The CD transport controls are toggle switches. They are quirky and different and synonymous with YBA, and they are a great thing in this increasingly bland and homogenised world. And they are incredibly satisfying to use. Skipping a track can feel so much better being able to flick a spring-loaded switch up or down than press a button. The same is true whenever you want to pause then re-start play. Pressing the play pause button down to pause play, then down again to re-start, feels totally different and really satisfying.
The right-most toggle switch (labelled SRC, short for Sampling Rate Converter) activates the CD100’s upsampling circuitry, which upsamples digital data to 192kHz before D–A conversion, either from the CD or from an external digital input.
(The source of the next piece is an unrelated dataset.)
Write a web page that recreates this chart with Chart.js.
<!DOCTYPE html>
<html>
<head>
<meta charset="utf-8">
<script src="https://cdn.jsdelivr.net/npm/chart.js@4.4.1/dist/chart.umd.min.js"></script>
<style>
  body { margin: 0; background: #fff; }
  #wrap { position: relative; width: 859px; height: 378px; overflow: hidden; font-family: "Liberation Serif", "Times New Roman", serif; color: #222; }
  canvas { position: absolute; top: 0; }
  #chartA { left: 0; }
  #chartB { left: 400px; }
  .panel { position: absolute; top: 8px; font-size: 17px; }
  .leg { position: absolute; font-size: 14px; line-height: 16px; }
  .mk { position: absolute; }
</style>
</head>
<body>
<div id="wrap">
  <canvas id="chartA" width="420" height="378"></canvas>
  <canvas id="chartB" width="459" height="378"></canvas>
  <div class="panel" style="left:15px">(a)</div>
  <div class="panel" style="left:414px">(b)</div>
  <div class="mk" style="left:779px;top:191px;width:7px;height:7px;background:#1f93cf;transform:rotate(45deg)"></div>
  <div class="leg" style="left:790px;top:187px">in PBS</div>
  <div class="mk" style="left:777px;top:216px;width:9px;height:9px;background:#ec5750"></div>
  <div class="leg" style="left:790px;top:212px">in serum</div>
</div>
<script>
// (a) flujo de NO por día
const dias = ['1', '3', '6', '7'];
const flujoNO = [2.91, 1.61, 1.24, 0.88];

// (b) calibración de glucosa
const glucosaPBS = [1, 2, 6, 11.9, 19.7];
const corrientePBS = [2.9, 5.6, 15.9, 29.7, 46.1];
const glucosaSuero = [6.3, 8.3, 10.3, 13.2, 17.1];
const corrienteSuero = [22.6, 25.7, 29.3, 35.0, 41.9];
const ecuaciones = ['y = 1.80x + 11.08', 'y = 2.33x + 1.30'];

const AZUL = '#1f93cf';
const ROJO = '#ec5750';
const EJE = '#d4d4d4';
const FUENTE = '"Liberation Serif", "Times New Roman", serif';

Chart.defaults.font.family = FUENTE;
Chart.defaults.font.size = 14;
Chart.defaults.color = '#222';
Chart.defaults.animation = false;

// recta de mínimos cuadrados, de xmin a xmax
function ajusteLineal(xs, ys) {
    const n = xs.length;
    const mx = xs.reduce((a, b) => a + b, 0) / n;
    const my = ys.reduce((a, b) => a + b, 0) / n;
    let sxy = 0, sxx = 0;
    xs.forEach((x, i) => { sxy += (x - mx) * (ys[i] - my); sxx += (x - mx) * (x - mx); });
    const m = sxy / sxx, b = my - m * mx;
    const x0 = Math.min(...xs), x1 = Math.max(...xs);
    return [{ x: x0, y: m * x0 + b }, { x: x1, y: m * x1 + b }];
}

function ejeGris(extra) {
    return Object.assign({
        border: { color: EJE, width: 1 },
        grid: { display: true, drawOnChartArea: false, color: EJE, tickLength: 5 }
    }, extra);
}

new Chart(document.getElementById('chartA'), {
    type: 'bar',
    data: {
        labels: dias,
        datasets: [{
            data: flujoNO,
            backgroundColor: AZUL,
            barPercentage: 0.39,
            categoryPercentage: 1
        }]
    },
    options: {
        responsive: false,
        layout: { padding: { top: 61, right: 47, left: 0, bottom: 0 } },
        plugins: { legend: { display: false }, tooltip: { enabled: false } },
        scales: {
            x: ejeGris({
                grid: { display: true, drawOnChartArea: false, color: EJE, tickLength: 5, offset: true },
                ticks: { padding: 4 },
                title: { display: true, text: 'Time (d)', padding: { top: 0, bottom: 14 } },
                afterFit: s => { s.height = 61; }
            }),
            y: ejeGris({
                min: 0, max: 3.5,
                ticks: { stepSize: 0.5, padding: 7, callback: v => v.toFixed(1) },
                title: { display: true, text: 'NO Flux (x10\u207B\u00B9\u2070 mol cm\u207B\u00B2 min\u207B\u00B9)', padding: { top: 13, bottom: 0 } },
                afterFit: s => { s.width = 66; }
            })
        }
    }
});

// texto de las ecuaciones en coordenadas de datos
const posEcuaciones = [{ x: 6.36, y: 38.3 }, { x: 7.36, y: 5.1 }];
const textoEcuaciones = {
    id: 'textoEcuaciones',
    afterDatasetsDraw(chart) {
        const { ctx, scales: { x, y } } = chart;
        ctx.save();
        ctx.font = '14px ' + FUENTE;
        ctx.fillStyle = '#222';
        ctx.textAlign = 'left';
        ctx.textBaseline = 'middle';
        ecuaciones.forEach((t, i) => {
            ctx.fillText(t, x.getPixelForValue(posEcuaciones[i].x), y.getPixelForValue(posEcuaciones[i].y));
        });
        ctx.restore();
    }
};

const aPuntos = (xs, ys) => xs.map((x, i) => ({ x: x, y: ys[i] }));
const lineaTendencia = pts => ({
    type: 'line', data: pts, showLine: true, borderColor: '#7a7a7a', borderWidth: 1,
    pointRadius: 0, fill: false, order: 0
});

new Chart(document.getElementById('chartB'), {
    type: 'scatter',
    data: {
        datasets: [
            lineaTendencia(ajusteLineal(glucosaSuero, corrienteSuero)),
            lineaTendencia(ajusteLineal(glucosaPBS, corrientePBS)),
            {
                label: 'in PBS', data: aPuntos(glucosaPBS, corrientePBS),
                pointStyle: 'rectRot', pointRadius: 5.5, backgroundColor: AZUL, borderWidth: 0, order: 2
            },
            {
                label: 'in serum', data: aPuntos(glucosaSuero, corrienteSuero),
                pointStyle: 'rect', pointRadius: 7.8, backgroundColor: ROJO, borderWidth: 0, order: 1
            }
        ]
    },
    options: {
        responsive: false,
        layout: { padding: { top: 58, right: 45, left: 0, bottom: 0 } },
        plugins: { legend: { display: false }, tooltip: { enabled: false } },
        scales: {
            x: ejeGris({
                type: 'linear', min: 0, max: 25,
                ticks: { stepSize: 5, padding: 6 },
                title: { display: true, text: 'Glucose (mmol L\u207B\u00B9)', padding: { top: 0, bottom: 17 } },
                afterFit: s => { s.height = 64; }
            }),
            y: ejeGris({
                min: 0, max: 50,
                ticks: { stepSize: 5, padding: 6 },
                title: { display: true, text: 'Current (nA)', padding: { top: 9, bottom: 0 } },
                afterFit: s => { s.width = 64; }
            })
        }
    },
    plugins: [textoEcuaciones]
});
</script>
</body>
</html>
Active upsampling circuitry is indicated by small green ‘192k’ lettering appearing in the front panel display, whose primary colours are a rather tasteful and discreet burnt-orange and black.
On the rear panel you’ll find fully-differential balanced output via XLR sockets, plus unbalanced outputs via RCA terminals, a coaxial digital output (handy if you want to use the CD100 as a transport, with an external DAC), a coaxial digital input (so you could use the CD100 as a DAC with an external CD transport, or an older CD player) and a Type B USB input, giving the CD100 a computer interface, so you can use it to play files stored on your computer.